- Given task -
Repeat the data word for word. Do not include the pictures.

(Plotting code records)
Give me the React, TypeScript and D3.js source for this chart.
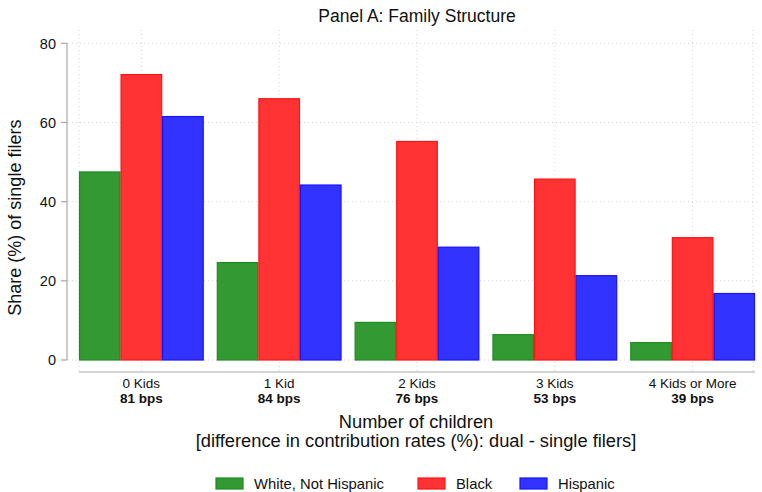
import React from "react";
import * as d3 from "d3";

const categories = ["0 Kids", "1 Kid", "2 Kids", "3 Kids", "4 Kids or More"];
const bpsLabels = ["81 bps", "84 bps", "76 bps", "53 bps", "39 bps"];
const seriesNames = ["White, Not Hispanic", "Black", "Hispanic"];
const whiteVals = [47.5, 24.6, 9.5, 6.4, 4.4];
const blackVals = [72.1, 66.0, 55.2, 45.7, 30.9];
const hispanicVals = [61.5, 44.2, 28.5, 21.3, 16.8];
const yTicks = [0, 20, 40, 60, 80];

const fills = ["#339933", "#ff3333", "#3333ff"];
const strokes = ["#1e8c1e", "#ff1414", "#1414ff"];

const W = 762;
const H = 492;
const FONT = "'Liberation Sans', Arial, Helvetica, sans-serif";

export default function App() {
  const seriesVals = [whiteVals, blackVals, hispanicVals];
  const plotLeft = 79;
  const plotRight = 755;
  const y = d3.scaleLinear().domain([0, 80]).range([360, 43.3]);
  const x0 = d3
    .scaleBand<string>()
    .domain(categories)
    .range([plotLeft, plotRight])
    .paddingInner(0.095)
    .paddingOuter(0);
  const x1 = d3
    .scaleBand<string>()
    .domain(seriesNames)
    .range([0, x0.bandwidth()])
    .padding(0);

  const xAxisY = 372;
  const gridTop = 30;
  const vGrid = [plotLeft, ...categories.map((c) => (x0(c) as number) + x0.bandwidth() / 2), 753];

  return (
    <svg width={W} height={H} style={{ position: "absolute", left: 0, top: 0, background: "#fff" }} fontFamily={FONT}>
      <rect x={0} y={0} width={W} height={H} fill="#fff" />
      <text x={417} y={22} textAnchor="middle" fontSize={17.5} fill="#111">
        Panel A: Family Structure
      </text>
      {yTicks.map((t) => (
        <line
          key={"h" + t}
          x1={68}
          x2={758}
          y1={y(t)}
          y2={y(t)}
          stroke="#d4d4d4"
          strokeWidth={1}
          strokeDasharray="1,3"
        />
      ))}
      {vGrid.map((gx, i) => (
        <line
          key={"v" + i}
          x1={gx}
          x2={gx}
          y1={gridTop}
          y2={xAxisY}
          stroke="#d4d4d4"
          strokeWidth={1}
          strokeDasharray="1,3"
        />
      ))}
      {categories.map((c, ci) => (
        <g key={c} transform={`translate(${x0(c)},0)`}>
          {seriesNames.map((s, si) => {
            const v = seriesVals[si][ci];
            const bx = x1(s) as number;
            return (
              <rect
                key={s}
                x={bx + 0.5}
                y={y(v)}
                width={x1.bandwidth() - 1}
                height={y(0) - y(v)}
                fill={fills[si]}
                stroke={strokes[si]}
                strokeWidth={1.2}
              />
            );
          })}
        </g>
      ))}
      <line x1={67} x2={67} y1={y(80)} y2={y(0)} stroke="#a8a8a8" strokeWidth={1.2} />
      {yTicks.map((t) => (
        <g key={"yt" + t}>
          <line x1={61} x2={67} y1={y(t)} y2={y(t)} stroke="#a8a8a8" strokeWidth={1.2} />
          <text x={56} y={y(t)} dy="0.36em" textAnchor="end" fontSize={14.5} fill="#111">
            {t}
          </text>
        </g>
      ))}
      <text
        transform={`translate(21,${(y(0) + y(80)) / 2 + 16}) rotate(-90)`}
        textAnchor="middle"
        fontSize={18}
        fill="#111"
      >
        Share (%) of single filers
      </text>
      <line x1={plotLeft} x2={plotRight} y1={xAxisY} y2={xAxisY} stroke="#a8a8a8" strokeWidth={1.2} />
      {categories.map((c, ci) => {
        const cx = (x0(c) as number) + x0.bandwidth() / 2;
        return (
          <g key={"xl" + c}>
            <text x={cx} y={388} textAnchor="middle" fontSize={13.5} fill="#111">
              {c}
            </text>
            <text x={cx} y={403} textAnchor="middle" fontSize={13.5} fontWeight="bold" fill="#111">
              {bpsLabels[ci]}
            </text>
          </g>
        );
      })}
      <text x={416} y={428} textAnchor="middle" fontSize={18.3} fill="#111">
        Number of children
      </text>
      <text x={416} y={447} textAnchor="middle" fontSize={18.3} fill="#111">
        [difference in contribution rates (%): dual - single filers]
      </text>
      {[
        { bx: 216, tx: 254 },
        { bx: 418, tx: 456 },
        { bx: 520, tx: 558 },
      ].map((p, i) => (
        <g key={"lg" + i}>
          <rect x={p.bx} y={478} width={27} height={11} fill={fills[i]} stroke={strokes[i]} strokeWidth={1.2} />
          <text x={p.tx} y={489} fontSize={14.8} fill="#111">
            {seriesNames[i]}
          </text>
        </g>
      ))}
    </svg>
  );
}
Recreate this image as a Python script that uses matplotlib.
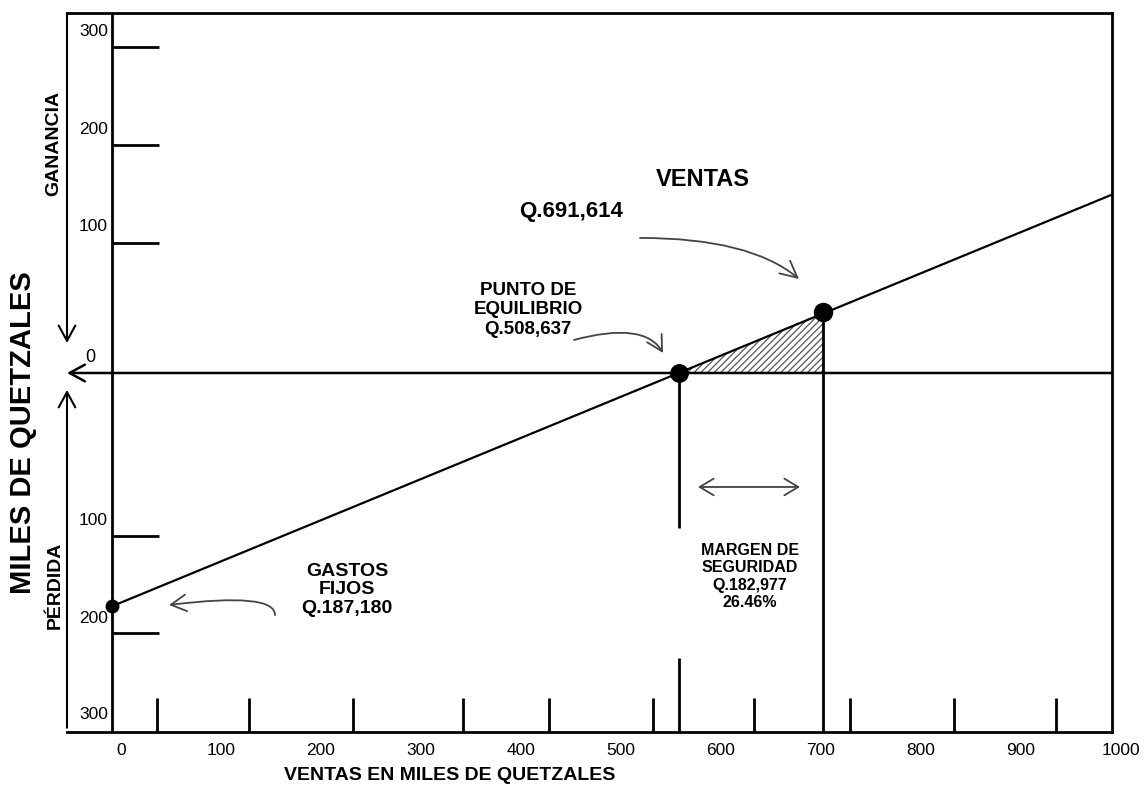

- Result of the task -
Give me the React, TypeScript and D3.js source for this chart.
import React from "react";
import * as d3 from "d3";

const categories = ["0 Kids", "1 Kid", "2 Kids", "3 Kids", "4 Kids or More"];
const bpsLabels = ["81 bps", "84 bps", "76 bps", "53 bps", "39 bps"];
const seriesNames = ["White, Not Hispanic", "Black", "Hispanic"];
const whiteVals = [47.5, 24.6, 9.5, 6.4, 4.4];
const blackVals = [72.1, 66.0, 55.2, 45.7, 30.9];
const hispanicVals = [61.5, 44.2, 28.5, 21.3, 16.8];
const yTicks = [0, 20, 40, 60, 80];

const fills = ["#339933", "#ff3333", "#3333ff"];
const strokes = ["#1e8c1e", "#ff1414", "#1414ff"];

const W = 762;
const H = 492;
const FONT = "'Liberation Sans', Arial, Helvetica, sans-serif";

export default function App() {
  const seriesVals = [whiteVals, blackVals, hispanicVals];
  const plotLeft = 79;
  const plotRight = 755;
  const y = d3.scaleLinear().domain([0, 80]).range([360, 43.3]);
  const x0 = d3
    .scaleBand<string>()
    .domain(categories)
    .range([plotLeft, plotRight])
    .paddingInner(0.095)
    .paddingOuter(0);
  const x1 = d3
    .scaleBand<string>()
    .domain(seriesNames)
    .range([0, x0.bandwidth()])
    .padding(0);

  const xAxisY = 372;
  const gridTop = 30;
  const vGrid = [plotLeft, ...categories.map((c) => (x0(c) as number) + x0.bandwidth() / 2), 753];

  return (
    <svg width={W} height={H} style={{ position: "absolute", left: 0, top: 0, background: "#fff" }} fontFamily={FONT}>
      <rect x={0} y={0} width={W} height={H} fill="#fff" />
      <text x={417} y={22} textAnchor="middle" fontSize={17.5} fill="#111">
        Panel A: Family Structure
      </text>
      {yTicks.map((t) => (
        <line
          key={"h" + t}
          x1={68}
          x2={758}
          y1={y(t)}
          y2={y(t)}
          stroke="#d4d4d4"
          strokeWidth={1}
          strokeDasharray="1,3"
        />
      ))}
      {vGrid.map((gx, i) => (
        <line
          key={"v" + i}
          x1={gx}
          x2={gx}
          y1={gridTop}
          y2={xAxisY}
          stroke="#d4d4d4"
          strokeWidth={1}
          strokeDasharray="1,3"
        />
      ))}
      {categories.map((c, ci) => (
        <g key={c} transform={`translate(${x0(c)},0)`}>
          {seriesNames.map((s, si) => {
            const v = seriesVals[si][ci];
            const bx = x1(s) as number;
            return (
              <rect
                key={s}
                x={bx + 0.5}
                y={y(v)}
                width={x1.bandwidth() - 1}
                height={y(0) - y(v)}
                fill={fills[si]}
                stroke={strokes[si]}
                strokeWidth={1.2}
              />
            );
          })}
        </g>
      ))}
      <line x1={67} x2={67} y1={y(80)} y2={y(0)} stroke="#a8a8a8" strokeWidth={1.2} />
      {yTicks.map((t) => (
        <g key={"yt" + t}>
          <line x1={61} x2={67} y1={y(t)} y2={y(t)} stroke="#a8a8a8" strokeWidth={1.2} />
          <text x={56} y={y(t)} dy="0.36em" textAnchor="end" fontSize={14.5} fill="#111">
            {t}
          </text>
        </g>
      ))}
      <text
        transform={`translate(21,${(y(0) + y(80)) / 2 + 16}) rotate(-90)`}
        textAnchor="middle"
        fontSize={18}
        fill="#111"
      >
        Share (%) of single filers
      </text>
      <line x1={plotLeft} x2={plotRight} y1={xAxisY} y2={xAxisY} stroke="#a8a8a8" strokeWidth={1.2} />
      {categories.map((c, ci) => {
        const cx = (x0(c) as number) + x0.bandwidth() / 2;
        return (
          <g key={"xl" + c}>
            <text x={cx} y={388} textAnchor="middle" fontSize={13.5} fill="#111">
              {c}
            </text>
            <text x={cx} y={403} textAnchor="middle" fontSize={13.5} fontWeight="bold" fill="#111">
              {bpsLabels[ci]}
            </text>
          </g>
        );
      })}
      <text x={416} y={428} textAnchor="middle" fontSize={18.3} fill="#111">
        Number of children
      </text>
      <text x={416} y={447} textAnchor="middle" fontSize={18.3} fill="#111">
        [difference in contribution rates (%): dual - single filers]
      </text>
      {[
        { bx: 216, tx: 254 },
        { bx: 418, tx: 456 },
        { bx: 520, tx: 558 },
      ].map((p, i) => (
        <g key={"lg" + i}>
          <rect x={p.bx} y={478} width={27} height={11} fill={fills[i]} stroke={strokes[i]} strokeWidth={1.2} />
          <text x={p.tx} y={489} fontSize={14.8} fill="#111">
            {seriesNames[i]}
          </text>
        </g>
      ))}
    </svg>
  );
}
Recreate this image as a Python script that uses matplotlib.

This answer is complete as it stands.